_WRITTEN INSTRUCTION_
Nothing should be output except the lines from the one containing "What matplotlib code" through the one containing "plt.rcParams['font.family'] = ['Lato', 'DejaVu", both ends included, each repeated exactly.
------------------------------------------------------------
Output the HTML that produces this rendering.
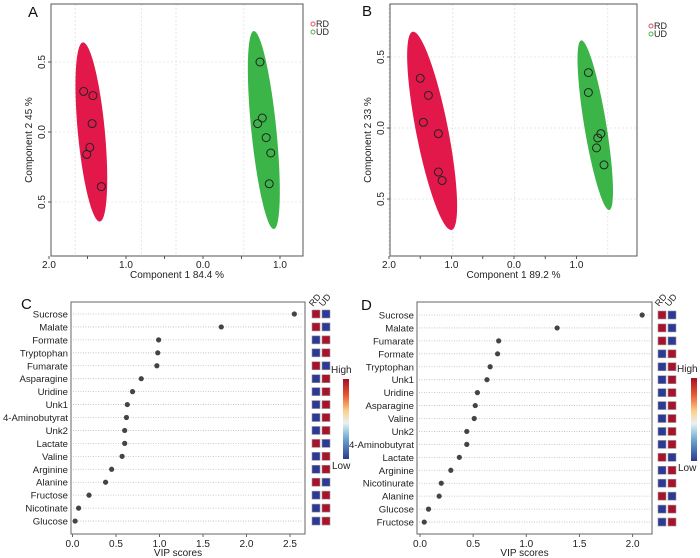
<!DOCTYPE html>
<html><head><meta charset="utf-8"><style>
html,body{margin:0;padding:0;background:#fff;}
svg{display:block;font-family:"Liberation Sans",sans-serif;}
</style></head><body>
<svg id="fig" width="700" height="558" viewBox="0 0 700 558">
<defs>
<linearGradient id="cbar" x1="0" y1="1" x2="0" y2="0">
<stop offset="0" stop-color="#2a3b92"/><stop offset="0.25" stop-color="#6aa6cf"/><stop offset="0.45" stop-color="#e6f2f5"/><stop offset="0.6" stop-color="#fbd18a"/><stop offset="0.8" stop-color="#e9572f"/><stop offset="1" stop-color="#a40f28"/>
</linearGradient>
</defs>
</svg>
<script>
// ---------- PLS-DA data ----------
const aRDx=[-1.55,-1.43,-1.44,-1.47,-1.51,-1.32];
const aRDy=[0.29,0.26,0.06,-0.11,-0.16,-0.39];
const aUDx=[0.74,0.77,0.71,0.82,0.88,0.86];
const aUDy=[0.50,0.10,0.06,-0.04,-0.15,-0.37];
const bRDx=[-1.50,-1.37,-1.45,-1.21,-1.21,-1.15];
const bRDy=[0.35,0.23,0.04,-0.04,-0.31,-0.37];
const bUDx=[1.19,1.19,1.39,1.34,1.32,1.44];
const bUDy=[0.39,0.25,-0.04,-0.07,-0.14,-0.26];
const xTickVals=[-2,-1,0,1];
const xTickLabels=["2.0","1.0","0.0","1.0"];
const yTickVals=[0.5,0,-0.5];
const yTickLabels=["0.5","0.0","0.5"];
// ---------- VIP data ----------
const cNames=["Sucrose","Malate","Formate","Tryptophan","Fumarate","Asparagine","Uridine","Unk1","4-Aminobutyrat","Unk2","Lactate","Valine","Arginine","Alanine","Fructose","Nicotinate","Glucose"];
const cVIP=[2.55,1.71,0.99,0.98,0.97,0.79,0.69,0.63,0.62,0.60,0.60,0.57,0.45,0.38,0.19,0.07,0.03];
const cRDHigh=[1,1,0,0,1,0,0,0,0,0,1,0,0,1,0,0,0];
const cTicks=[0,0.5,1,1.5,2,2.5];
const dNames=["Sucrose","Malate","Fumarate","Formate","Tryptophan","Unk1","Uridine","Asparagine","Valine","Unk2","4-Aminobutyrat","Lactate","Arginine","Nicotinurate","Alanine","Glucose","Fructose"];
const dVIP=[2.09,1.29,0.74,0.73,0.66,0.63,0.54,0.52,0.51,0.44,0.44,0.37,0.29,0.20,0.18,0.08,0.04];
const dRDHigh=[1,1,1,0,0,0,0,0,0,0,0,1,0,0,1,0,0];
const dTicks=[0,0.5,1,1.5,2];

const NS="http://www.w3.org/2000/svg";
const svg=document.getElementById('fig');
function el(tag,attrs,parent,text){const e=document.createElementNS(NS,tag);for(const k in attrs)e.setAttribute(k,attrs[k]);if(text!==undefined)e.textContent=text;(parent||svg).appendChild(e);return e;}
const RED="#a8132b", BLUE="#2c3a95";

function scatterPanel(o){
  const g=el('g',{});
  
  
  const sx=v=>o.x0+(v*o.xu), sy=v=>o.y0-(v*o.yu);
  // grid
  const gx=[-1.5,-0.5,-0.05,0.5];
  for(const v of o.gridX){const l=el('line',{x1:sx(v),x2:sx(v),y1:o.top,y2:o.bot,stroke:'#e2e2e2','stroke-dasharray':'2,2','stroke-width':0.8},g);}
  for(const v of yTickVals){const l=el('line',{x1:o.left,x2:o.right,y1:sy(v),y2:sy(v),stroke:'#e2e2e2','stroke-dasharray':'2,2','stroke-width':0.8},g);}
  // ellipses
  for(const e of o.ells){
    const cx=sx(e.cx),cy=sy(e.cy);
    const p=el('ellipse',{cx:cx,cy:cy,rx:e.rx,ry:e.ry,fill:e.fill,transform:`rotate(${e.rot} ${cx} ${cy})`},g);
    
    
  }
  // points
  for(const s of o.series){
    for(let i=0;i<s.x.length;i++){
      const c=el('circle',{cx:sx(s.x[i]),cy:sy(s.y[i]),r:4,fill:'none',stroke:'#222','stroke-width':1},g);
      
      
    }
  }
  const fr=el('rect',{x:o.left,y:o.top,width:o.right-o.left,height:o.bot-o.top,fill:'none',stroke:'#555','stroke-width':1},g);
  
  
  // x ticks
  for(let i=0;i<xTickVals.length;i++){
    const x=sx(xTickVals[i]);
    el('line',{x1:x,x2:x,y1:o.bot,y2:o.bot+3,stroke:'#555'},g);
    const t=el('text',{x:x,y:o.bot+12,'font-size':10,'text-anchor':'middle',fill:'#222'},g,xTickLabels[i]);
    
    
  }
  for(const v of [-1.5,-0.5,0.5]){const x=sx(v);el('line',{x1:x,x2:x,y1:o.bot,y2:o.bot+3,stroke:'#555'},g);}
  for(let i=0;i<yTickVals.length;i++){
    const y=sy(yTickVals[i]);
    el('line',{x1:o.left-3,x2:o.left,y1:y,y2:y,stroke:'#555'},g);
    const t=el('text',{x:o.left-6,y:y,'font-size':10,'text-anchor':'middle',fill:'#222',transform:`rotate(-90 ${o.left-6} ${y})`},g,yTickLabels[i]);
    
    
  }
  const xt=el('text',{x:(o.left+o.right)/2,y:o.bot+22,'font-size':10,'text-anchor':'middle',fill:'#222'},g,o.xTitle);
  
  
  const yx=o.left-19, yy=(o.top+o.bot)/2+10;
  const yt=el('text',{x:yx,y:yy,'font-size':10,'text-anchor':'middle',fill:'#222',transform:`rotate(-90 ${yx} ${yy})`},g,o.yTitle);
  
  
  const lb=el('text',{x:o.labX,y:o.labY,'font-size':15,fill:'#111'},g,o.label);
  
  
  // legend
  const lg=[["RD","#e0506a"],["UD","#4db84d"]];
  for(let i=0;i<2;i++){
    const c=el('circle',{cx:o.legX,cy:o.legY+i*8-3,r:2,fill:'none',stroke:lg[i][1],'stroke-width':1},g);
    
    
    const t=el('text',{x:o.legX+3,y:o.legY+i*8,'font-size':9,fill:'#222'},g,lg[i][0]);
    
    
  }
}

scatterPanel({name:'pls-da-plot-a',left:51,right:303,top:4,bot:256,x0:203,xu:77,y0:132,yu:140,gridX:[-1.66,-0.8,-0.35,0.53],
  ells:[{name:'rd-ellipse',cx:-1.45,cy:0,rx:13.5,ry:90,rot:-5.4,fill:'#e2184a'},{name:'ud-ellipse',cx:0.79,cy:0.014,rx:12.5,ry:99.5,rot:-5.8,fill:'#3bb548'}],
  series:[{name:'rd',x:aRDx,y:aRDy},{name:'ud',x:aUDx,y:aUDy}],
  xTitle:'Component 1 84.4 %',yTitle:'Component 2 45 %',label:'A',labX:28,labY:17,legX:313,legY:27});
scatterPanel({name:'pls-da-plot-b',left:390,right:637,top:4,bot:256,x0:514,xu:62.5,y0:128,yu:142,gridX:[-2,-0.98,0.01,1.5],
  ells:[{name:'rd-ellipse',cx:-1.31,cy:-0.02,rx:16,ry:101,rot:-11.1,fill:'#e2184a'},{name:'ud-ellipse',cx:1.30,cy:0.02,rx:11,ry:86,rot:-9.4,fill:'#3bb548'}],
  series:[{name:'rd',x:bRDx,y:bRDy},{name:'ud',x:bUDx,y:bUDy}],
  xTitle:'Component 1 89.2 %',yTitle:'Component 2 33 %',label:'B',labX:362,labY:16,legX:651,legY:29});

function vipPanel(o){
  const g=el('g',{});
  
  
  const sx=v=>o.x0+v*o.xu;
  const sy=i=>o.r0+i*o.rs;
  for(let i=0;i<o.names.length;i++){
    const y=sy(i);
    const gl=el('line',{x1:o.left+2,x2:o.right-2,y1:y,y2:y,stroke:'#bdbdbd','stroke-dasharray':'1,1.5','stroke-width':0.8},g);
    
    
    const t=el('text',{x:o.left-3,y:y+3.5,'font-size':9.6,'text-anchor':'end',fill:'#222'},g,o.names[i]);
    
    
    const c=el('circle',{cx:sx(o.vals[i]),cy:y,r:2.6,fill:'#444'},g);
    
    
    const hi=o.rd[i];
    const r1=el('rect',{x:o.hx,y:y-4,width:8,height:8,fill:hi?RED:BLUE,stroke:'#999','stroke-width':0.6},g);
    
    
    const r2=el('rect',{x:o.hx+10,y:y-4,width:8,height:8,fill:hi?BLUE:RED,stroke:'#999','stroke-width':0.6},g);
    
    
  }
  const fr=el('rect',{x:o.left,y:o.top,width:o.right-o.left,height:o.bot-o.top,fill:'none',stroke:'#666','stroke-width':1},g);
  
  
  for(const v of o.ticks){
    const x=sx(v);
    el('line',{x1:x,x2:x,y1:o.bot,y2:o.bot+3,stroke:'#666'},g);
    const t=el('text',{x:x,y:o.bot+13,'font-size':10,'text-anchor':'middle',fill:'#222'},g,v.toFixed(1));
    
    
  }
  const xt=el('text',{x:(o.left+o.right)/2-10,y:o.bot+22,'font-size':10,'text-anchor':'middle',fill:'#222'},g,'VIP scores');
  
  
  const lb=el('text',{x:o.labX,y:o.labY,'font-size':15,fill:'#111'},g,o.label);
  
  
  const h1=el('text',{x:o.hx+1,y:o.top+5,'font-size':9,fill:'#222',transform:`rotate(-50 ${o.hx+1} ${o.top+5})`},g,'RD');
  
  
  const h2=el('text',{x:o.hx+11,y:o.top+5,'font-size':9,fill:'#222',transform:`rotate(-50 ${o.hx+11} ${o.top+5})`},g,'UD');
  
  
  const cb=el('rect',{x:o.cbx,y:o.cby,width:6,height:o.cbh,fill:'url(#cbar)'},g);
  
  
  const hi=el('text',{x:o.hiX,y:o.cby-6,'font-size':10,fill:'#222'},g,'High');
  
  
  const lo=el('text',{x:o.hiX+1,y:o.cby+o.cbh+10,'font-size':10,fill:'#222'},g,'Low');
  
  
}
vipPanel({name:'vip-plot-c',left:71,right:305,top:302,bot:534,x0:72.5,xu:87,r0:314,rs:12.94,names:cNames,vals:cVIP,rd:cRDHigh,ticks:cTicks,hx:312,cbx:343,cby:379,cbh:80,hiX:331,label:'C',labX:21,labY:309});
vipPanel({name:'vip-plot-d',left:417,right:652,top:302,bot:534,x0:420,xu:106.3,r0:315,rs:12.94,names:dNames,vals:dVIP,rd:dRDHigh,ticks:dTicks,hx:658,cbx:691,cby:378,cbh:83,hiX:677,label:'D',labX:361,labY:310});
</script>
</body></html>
------------------------------------------------------------
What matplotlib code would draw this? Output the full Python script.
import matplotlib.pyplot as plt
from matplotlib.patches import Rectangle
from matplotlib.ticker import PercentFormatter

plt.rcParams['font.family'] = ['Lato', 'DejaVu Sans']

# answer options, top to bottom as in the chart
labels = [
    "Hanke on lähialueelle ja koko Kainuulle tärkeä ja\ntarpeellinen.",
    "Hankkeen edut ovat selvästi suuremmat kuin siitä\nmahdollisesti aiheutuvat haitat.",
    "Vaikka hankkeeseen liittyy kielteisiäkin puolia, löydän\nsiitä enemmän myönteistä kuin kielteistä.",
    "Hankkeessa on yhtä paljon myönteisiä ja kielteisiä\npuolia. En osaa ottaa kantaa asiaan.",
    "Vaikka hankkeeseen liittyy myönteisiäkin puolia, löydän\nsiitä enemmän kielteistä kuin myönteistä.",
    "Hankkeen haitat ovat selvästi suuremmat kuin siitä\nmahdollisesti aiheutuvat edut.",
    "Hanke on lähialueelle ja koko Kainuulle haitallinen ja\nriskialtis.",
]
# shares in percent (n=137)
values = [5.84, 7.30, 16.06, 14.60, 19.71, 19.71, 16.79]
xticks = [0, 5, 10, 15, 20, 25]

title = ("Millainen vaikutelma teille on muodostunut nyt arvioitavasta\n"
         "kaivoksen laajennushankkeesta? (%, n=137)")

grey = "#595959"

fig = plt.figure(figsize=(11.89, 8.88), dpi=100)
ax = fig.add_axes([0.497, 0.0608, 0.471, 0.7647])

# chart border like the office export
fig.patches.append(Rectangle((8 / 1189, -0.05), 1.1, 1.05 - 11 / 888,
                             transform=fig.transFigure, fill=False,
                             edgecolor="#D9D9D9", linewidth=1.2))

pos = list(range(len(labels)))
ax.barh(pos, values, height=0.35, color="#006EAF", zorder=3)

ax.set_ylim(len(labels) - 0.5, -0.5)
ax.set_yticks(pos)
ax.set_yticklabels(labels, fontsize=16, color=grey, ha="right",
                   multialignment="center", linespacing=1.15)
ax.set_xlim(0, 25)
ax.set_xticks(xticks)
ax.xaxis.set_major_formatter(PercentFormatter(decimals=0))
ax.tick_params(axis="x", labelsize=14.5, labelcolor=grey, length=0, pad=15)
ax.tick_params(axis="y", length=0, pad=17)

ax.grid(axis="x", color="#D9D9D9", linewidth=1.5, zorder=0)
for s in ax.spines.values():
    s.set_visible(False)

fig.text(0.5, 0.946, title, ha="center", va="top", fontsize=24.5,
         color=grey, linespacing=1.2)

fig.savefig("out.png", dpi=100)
------------------------------------------------------------
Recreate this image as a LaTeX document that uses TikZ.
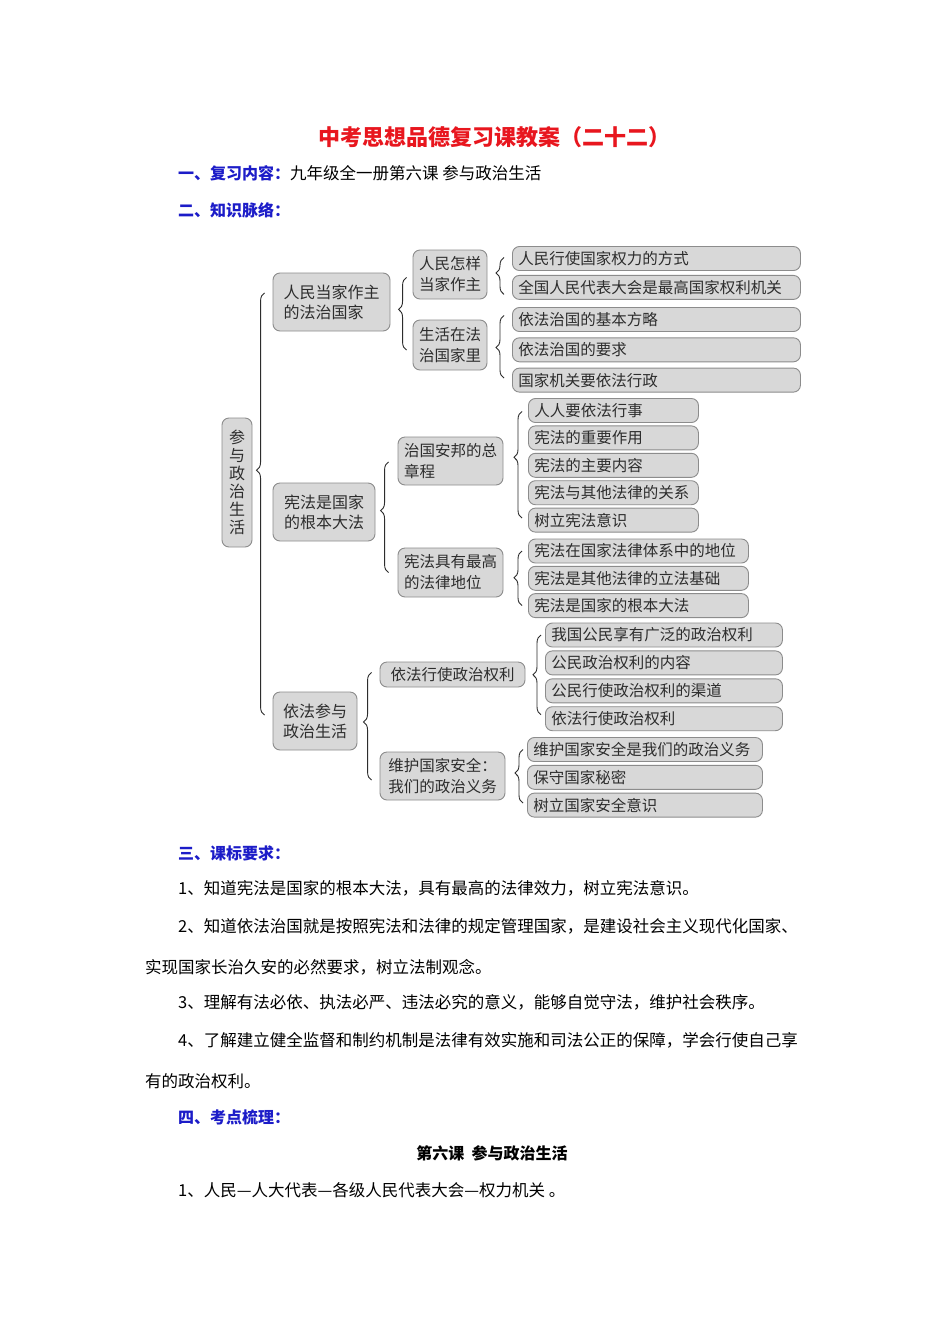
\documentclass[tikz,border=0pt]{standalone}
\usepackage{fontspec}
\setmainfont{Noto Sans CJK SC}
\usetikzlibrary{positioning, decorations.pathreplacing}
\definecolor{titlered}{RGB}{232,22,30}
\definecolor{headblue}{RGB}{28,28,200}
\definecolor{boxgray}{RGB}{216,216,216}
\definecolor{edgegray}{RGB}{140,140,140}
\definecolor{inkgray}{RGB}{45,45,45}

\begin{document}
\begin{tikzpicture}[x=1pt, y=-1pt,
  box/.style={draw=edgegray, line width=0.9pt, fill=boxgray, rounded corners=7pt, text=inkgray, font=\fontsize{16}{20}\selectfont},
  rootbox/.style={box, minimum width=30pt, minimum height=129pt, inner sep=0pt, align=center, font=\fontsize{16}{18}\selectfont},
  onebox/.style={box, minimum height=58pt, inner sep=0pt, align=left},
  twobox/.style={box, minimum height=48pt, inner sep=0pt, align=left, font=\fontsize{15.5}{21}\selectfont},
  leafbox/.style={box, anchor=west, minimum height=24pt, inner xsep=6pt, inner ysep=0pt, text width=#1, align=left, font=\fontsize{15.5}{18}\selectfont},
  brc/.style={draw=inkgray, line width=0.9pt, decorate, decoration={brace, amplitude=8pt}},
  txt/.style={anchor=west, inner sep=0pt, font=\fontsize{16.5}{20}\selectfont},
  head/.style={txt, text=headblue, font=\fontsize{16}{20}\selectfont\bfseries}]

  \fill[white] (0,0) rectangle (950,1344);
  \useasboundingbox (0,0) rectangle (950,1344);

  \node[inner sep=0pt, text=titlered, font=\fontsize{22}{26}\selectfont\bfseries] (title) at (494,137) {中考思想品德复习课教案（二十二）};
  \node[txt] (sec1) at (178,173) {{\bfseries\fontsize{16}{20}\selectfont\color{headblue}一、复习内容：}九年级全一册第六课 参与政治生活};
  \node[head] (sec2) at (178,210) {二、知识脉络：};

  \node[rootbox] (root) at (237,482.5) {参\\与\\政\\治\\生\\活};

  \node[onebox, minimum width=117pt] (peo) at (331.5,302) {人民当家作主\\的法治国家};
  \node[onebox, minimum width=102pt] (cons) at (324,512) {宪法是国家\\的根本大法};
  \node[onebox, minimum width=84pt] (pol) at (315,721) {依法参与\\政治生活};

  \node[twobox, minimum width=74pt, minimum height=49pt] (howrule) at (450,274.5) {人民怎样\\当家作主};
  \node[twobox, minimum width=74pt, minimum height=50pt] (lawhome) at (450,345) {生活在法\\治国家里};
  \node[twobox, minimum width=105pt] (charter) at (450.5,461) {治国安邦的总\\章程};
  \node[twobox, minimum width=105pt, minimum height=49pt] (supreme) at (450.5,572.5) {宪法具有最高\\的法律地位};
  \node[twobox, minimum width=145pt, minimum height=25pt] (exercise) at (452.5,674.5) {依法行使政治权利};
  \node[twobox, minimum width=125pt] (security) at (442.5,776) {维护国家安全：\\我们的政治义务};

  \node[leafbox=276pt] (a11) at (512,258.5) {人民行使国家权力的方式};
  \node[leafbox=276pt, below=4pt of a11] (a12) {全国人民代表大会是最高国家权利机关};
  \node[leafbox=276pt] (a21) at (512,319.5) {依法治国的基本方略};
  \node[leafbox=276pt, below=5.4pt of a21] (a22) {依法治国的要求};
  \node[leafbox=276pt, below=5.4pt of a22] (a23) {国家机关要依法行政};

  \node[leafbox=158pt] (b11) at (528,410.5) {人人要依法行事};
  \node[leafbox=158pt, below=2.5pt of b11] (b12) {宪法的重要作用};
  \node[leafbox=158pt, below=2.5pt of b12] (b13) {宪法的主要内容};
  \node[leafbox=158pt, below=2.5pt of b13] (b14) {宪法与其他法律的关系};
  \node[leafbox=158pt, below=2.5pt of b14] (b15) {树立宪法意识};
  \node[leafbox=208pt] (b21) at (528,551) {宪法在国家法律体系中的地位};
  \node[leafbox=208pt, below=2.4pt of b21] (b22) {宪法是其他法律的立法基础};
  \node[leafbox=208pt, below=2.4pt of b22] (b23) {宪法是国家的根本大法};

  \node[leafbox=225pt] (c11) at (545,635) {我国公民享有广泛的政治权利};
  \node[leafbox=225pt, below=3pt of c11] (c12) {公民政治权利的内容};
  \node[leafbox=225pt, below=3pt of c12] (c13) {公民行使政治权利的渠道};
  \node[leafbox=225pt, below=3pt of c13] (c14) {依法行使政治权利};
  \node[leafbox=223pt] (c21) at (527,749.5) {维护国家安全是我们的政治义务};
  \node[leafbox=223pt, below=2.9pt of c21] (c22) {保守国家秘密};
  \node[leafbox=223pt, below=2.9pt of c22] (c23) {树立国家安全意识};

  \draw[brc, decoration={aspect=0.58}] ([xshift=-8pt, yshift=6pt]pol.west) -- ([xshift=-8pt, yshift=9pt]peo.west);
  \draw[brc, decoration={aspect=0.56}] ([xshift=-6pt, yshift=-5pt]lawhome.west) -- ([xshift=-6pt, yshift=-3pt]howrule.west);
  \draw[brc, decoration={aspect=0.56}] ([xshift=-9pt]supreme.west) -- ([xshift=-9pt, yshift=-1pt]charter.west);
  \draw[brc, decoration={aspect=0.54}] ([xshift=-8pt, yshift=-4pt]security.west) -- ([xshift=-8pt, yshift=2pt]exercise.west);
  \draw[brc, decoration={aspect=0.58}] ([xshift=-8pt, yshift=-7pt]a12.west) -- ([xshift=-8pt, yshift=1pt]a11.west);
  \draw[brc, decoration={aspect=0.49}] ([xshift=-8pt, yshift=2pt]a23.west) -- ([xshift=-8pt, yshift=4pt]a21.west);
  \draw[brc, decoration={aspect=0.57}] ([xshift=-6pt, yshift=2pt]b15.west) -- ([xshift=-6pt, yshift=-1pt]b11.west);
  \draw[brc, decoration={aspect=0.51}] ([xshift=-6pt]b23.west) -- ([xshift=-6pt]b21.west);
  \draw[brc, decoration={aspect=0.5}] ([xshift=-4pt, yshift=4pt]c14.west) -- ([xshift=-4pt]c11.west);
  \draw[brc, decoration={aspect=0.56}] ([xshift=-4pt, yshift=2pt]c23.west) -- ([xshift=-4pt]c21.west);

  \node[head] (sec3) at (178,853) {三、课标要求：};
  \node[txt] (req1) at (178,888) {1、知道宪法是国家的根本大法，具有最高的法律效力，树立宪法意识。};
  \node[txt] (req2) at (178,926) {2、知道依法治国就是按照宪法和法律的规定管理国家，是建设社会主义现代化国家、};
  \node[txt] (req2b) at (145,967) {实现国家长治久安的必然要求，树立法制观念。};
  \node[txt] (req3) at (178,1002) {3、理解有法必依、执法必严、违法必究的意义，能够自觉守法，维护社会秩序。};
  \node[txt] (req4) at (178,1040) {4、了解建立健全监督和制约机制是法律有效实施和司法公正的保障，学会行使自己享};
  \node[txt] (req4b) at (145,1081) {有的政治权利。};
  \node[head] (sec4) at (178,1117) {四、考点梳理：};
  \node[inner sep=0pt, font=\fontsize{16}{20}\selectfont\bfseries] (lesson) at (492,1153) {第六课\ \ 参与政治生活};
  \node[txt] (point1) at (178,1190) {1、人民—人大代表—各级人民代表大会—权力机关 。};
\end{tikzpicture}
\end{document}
------------------------------------------------------------
_CORRECT ANSWER_
What matplotlib code would draw this? Output the full Python script.
import matplotlib.pyplot as plt
from matplotlib.patches import Rectangle
from matplotlib.ticker import PercentFormatter

plt.rcParams['font.family'] = ['Lato', 'DejaVu Sans']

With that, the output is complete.